How to Budget Using the 50/30/20 Rule of Thumb
Most individuals save too little and spend too much inadvertently. The 50/30/20 rule can help you become more conscious of your financial habits and avoid overspending. Spending less on things that don't matter as much to you allows you to save more for things that do.
For instance, if the monthly salary is ₹50,000 per month, 50% of ₹50,000, i.e. ₹25000, should be spent on expenditures, 30%, i.e. ₹15000 on desire and 20%, ie., ₹10000 should be spent on savings.
This is how it works:
Calculate your monthly revenue as follows:
Total the amount you receive in your bank account each month. Find out how much is deducted from your take-home pay if you have a company retirement plan, and add that amount.
Determine a budget limit for each category:
To determine how much you should spend in each category, multiply your take-home income by 0.50- for needs, 0.30- for wants, and 0.20- for financial objectives.
Plan your budget around the following figures:
List and total your monthly expenses by category, and determine if you're spending less than the monthly targets you established in the previous phase.
Stick to your budget:
Track your monthly expenses and make modifications as needed to stay within your spending limits in the future.
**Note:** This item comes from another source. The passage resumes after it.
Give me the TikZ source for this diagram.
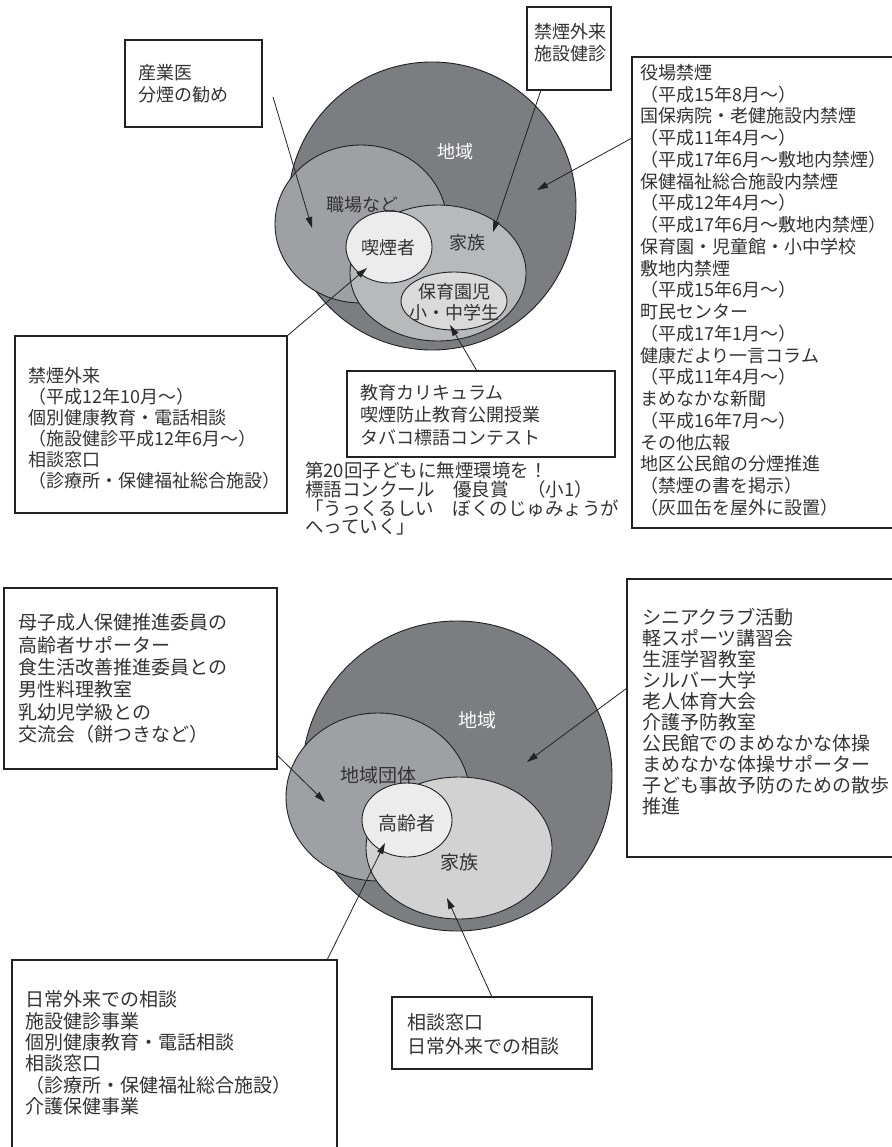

Saving money is complex, and life frequently throws unexpected costs our way. Individuals that follow the 50-20-30 rule have a plan for controlling their post-tax income. Assume they realize they spend more than 20% of their earnings on want. In that instance, they may devise techniques to reduce those expenditures while diverting funds to more vital areas such as emergency reserves and retirement. Life is too short of denying yourself everything, but having a plan and sticking to it will help you pay your bills, save for retirement, and do the things that make you happy simultaneously.